Stated goal: Repeat the listing word for word. No pictures belong in the copy.

Raw data:
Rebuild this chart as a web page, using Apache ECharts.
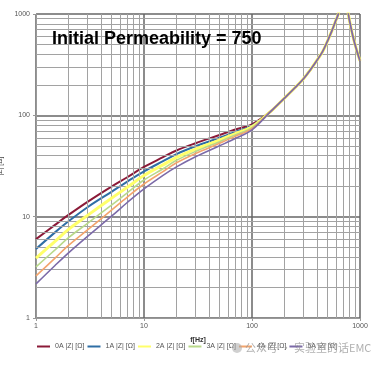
<!DOCTYPE html>
<html><head><meta charset="utf-8">
<script src="https://cdn.jsdelivr.net/npm/echarts@6/dist/echarts.min.js"></script>
<style>html,body{margin:0;padding:0;background:#fff}#c{width:380px;height:371px}</style>
</head><body><div id="c"></div><script>
// ---- data ----
const FREQ_LOW = [1, 1.5, 2, 3, 5, 7, 10, 15, 20, 30, 50, 70, 100];
const Z_0A = [6.0, 8.3, 10.4, 14.0, 19.8, 24.5, 31, 38.6, 45, 53, 64, 72.5, 81.5];
const Z_1A = [4.8, 7.0, 9.0, 12.4, 17.6, 22.2, 28, 35.3, 41.5, 49.5, 60, 68.5, 79];
const Z_2A = [3.9, 5.7, 7.5, 10.3, 15.2, 19.5, 25.5, 32.4, 38.5, 46.5, 57, 66, 77];
const Z_3A = [3.2, 4.7, 6.2, 8.6, 13.0, 17.2, 23, 29.7, 36, 44, 55, 64, 75.5];
const Z_4A = [2.6, 3.9, 5.2, 7.4, 11.6, 15.6, 21, 27.8, 34, 42, 53, 62, 74];
const Z_5A = [2.17, 3.3, 4.4, 6.4, 10.1, 13.8, 18.8, 25.6, 31, 39, 50, 59, 72];
const FREQ_HIGH = [150, 200, 250, 300, 350, 400, 450, 500, 550, 600, 630, 680, 720, 760, 780, 820, 860, 920, 1000];
const Z_HIGH = [110, 148, 187, 230, 285, 350, 425, 540, 685, 875, 1000, 1600, 2300, 1500, 1000, 760, 600, 460, 345];
const SERIES_NAMES = ['0A |Z| [Ω]', '1A |Z| [Ω]', '2A |Z| [Ω]', '3A |Z| [Ω]', '4A |Z| [Ω]', '5A |Z| [Ω]'];
const MINOR_X = [2,3,4,5,6,7,8,9,20,30,40,50,60,70,80,90,200,300,400,500,600,700,800,900];
const MINOR_Y = [2,3,4,5,6,7,8,9,20,30,40,50,60,70,80,90,200,300,400,500,600,700,800,900];
const TITLE = 'Initial Permeability = 750';

// ---- styles ----
const COLORS = ['#8b1a38', '#2f6ea5', '#ffff6a', '#b9d98a', '#f3a46c', '#7c6aa8'];
const WIDTHS = [2, 2, 3, 1.6, 1.6, 1.6];

const allLists = [Z_0A, Z_1A, Z_2A, Z_3A, Z_4A, Z_5A];
const freqs = FREQ_LOW.concat(FREQ_HIGH);
const series = [{
  type: 'line', name: 'grid', data: [], silent: true, z: 1,
  markLine: {
    silent: true, symbol: ['none', 'none'], animation: false,
    label: {show: false},
    lineStyle: {color: '#a2a2a2', width: 1, type: 'solid'},
    emphasis: {disabled: true},
    data: MINOR_X.map(v => ({xAxis: v})).concat(MINOR_Y.map(v => ({yAxis: v})))
  }
}];
allLists.forEach((arr, i) => {
  const vals = arr.concat(Z_HIGH);
  series.push({
    type: 'line', name: SERIES_NAMES[i], z: 3 + i,
    data: freqs.map((f, k) => [f, vals[k]]),
    showSymbol: false, smooth: 0.35, clip: true,
    lineStyle: {color: COLORS[i], width: WIDTHS[i]},
    itemStyle: {color: COLORS[i]}
  });
});

const fmt = v => String(Math.round(v));
const chart = echarts.init(document.getElementById('c'), null, {renderer: 'canvas'});
chart.setOption({
  animation: false,
  backgroundColor: '#fff',
  title: {
    text: TITLE, left: 52, top: 30, padding: 0,
    textStyle: {fontSize: 18, fontWeight: 'bold', color: '#000', fontFamily: 'Liberation Sans'}
  },
  grid: {left: 36, right: 20, top: 14, bottom: 53, containLabel: false, outerBoundsMode: 'none'},
  legend: {
    data: SERIES_NAMES, left: 37, top: 343, padding: 0, icon: 'rect', itemWidth: 13, itemHeight: 2,
    itemGap: 3, textStyle: {fontSize: 7, color: '#555', fontFamily: 'Liberation Sans'}
  },
  xAxis: {
    type: 'log', logBase: 10, min: 1, max: 1000,
    name: 'f[Hz]', nameLocation: 'middle', nameGap: 19,
    nameTextStyle: {fontSize: 7, fontWeight: 'bold', color: '#333', fontFamily: 'Liberation Sans'},
    axisLine: {lineStyle: {color: '#999'}},
    axisTick: {show: true, length: 3, lineStyle: {color: '#999'}},
    axisLabel: {fontSize: 7, color: '#555', margin: 5, fontFamily: 'Liberation Sans', formatter: fmt},
    splitLine: {show: true, lineStyle: {color: '#666', width: 1.5}}
  },
  yAxis: {
    type: 'log', logBase: 10, min: 1, max: 1000,
    name: '|Z| [Ω]', nameLocation: 'middle', nameGap: 21, nameRotate: 90,
    nameTextStyle: {fontSize: 7, color: '#444', fontFamily: 'Liberation Sans'},
    axisLine: {lineStyle: {color: '#999'}},
    axisTick: {show: true, length: 3, lineStyle: {color: '#999'}},
    axisLabel: {fontSize: 7, color: '#555', margin: 6, fontFamily: 'Liberation Sans', formatter: fmt},
    splitLine: {show: true, lineStyle: {color: '#666', width: 1.5}}
  },
  graphic: [
    {type: 'circle', shape: {cx: 237, cy: 348, r: 5}, style: {fill: 'rgba(170,170,170,0.55)'}, z: 100},
    {type: 'text', x: 245, y: 342, z: 100,
     style: {text: '公众号 · 实验室的话EMC', fontSize: 11, fill: 'rgba(150,150,150,0.75)', fontFamily: 'Noto Sans CJK SC'}}
  ],
  series: series
});
</script></body></html>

Written solution:
Rebuild this chart as a web page, using Apache ECharts.
<!DOCTYPE html>
<html><head><meta charset="utf-8">
<script src="https://cdn.jsdelivr.net/npm/echarts@6/dist/echarts.min.js"></script>
<style>html,body{margin:0;padding:0;background:#fff}#c{width:380px;height:371px}</style>
</head><body><div id="c"></div><script>
// ---- data ----
const FREQ_LOW = [1, 1.5, 2, 3, 5, 7, 10, 15, 20, 30, 50, 70, 100];
const Z_0A = [6.0, 8.3, 10.4, 14.0, 19.8, 24.5, 31, 38.6, 45, 53, 64, 72.5, 81.5];
const Z_1A = [4.8, 7.0, 9.0, 12.4, 17.6, 22.2, 28, 35.3, 41.5, 49.5, 60, 68.5, 79];
const Z_2A = [3.9, 5.7, 7.5, 10.3, 15.2, 19.5, 25.5, 32.4, 38.5, 46.5, 57, 66, 77];
const Z_3A = [3.2, 4.7, 6.2, 8.6, 13.0, 17.2, 23, 29.7, 36, 44, 55, 64, 75.5];
const Z_4A = [2.6, 3.9, 5.2, 7.4, 11.6, 15.6, 21, 27.8, 34, 42, 53, 62, 74];
const Z_5A = [2.17, 3.3, 4.4, 6.4, 10.1, 13.8, 18.8, 25.6, 31, 39, 50, 59, 72];
const FREQ_HIGH = [150, 200, 250, 300, 350, 400, 450, 500, 550, 600, 630, 680, 720, 760, 780, 820, 860, 920, 1000];
const Z_HIGH = [110, 148, 187, 230, 285, 350, 425, 540, 685, 875, 1000, 1600, 2300, 1500, 1000, 760, 600, 460, 345];
const SERIES_NAMES = ['0A |Z| [Ω]', '1A |Z| [Ω]', '2A |Z| [Ω]', '3A |Z| [Ω]', '4A |Z| [Ω]', '5A |Z| [Ω]'];
const MINOR_X = [2,3,4,5,6,7,8,9,20,30,40,50,60,70,80,90,200,300,400,500,600,700,800,900];
const MINOR_Y = [2,3,4,5,6,7,8,9,20,30,40,50,60,70,80,90,200,300,400,500,600,700,800,900];
const TITLE = 'Initial Permeability = 750';

// ---- styles ----
const COLORS = ['#8b1a38', '#2f6ea5', '#ffff6a', '#b9d98a', '#f3a46c', '#7c6aa8'];
const WIDTHS = [2, 2, 3, 1.6, 1.6, 1.6];

const allLists = [Z_0A, Z_1A, Z_2A, Z_3A, Z_4A, Z_5A];
const freqs = FREQ_LOW.concat(FREQ_HIGH);
const series = [{
  type: 'line', name: 'grid', data: [], silent: true, z: 1,
  markLine: {
    silent: true, symbol: ['none', 'none'], animation: false,
    label: {show: false},
    lineStyle: {color: '#a2a2a2', width: 1, type: 'solid'},
    emphasis: {disabled: true},
    data: MINOR_X.map(v => ({xAxis: v})).concat(MINOR_Y.map(v => ({yAxis: v})))
  }
}];
allLists.forEach((arr, i) => {
  const vals = arr.concat(Z_HIGH);
  series.push({
    type: 'line', name: SERIES_NAMES[i], z: 3 + i,
    data: freqs.map((f, k) => [f, vals[k]]),
    showSymbol: false, smooth: 0.35, clip: true,
    lineStyle: {color: COLORS[i], width: WIDTHS[i]},
    itemStyle: {color: COLORS[i]}
  });
});

const fmt = v => String(Math.round(v));
const chart = echarts.init(document.getElementById('c'), null, {renderer: 'canvas'});
chart.setOption({
  animation: false,
  backgroundColor: '#fff',
  title: {
    text: TITLE, left: 52, top: 30, padding: 0,
    textStyle: {fontSize: 18, fontWeight: 'bold', color: '#000', fontFamily: 'Liberation Sans'}
  },
  grid: {left: 36, right: 20, top: 14, bottom: 53, containLabel: false, outerBoundsMode: 'none'},
  legend: {
    data: SERIES_NAMES, left: 37, top: 343, padding: 0, icon: 'rect', itemWidth: 13, itemHeight: 2,
    itemGap: 3, textStyle: {fontSize: 7, color: '#555', fontFamily: 'Liberation Sans'}
  },
  xAxis: {
    type: 'log', logBase: 10, min: 1, max: 1000,
    name: 'f[Hz]', nameLocation: 'middle', nameGap: 19,
    nameTextStyle: {fontSize: 7, fontWeight: 'bold', color: '#333', fontFamily: 'Liberation Sans'},
    axisLine: {lineStyle: {color: '#999'}},
    axisTick: {show: true, length: 3, lineStyle: {color: '#999'}},
    axisLabel: {fontSize: 7, color: '#555', margin: 5, fontFamily: 'Liberation Sans', formatter: fmt},
    splitLine: {show: true, lineStyle: {color: '#666', width: 1.5}}
  },
  yAxis: {
    type: 'log', logBase: 10, min: 1, max: 1000,
    name: '|Z| [Ω]', nameLocation: 'middle', nameGap: 21, nameRotate: 90,
    nameTextStyle: {fontSize: 7, color: '#444', fontFamily: 'Liberation Sans'},
    axisLine: {lineStyle: {color: '#999'}},
    axisTick: {show: true, length: 3, lineStyle: {color: '#999'}},
    axisLabel: {fontSize: 7, color: '#555', margin: 6, fontFamily: 'Liberation Sans', formatter: fmt},
    splitLine: {show: true, lineStyle: {color: '#666', width: 1.5}}
  },
  graphic: [
    {type: 'circle', shape: {cx: 237, cy: 348, r: 5}, style: {fill: 'rgba(170,170,170,0.55)'}, z: 100},
    {type: 'text', x: 245, y: 342, z: 100,
     style: {text: '公众号 · 实验室的话EMC', fontSize: 11, fill: 'rgba(150,150,150,0.75)', fontFamily: 'Noto Sans CJK SC'}}
  ],
  series: series
});
</script></body></html>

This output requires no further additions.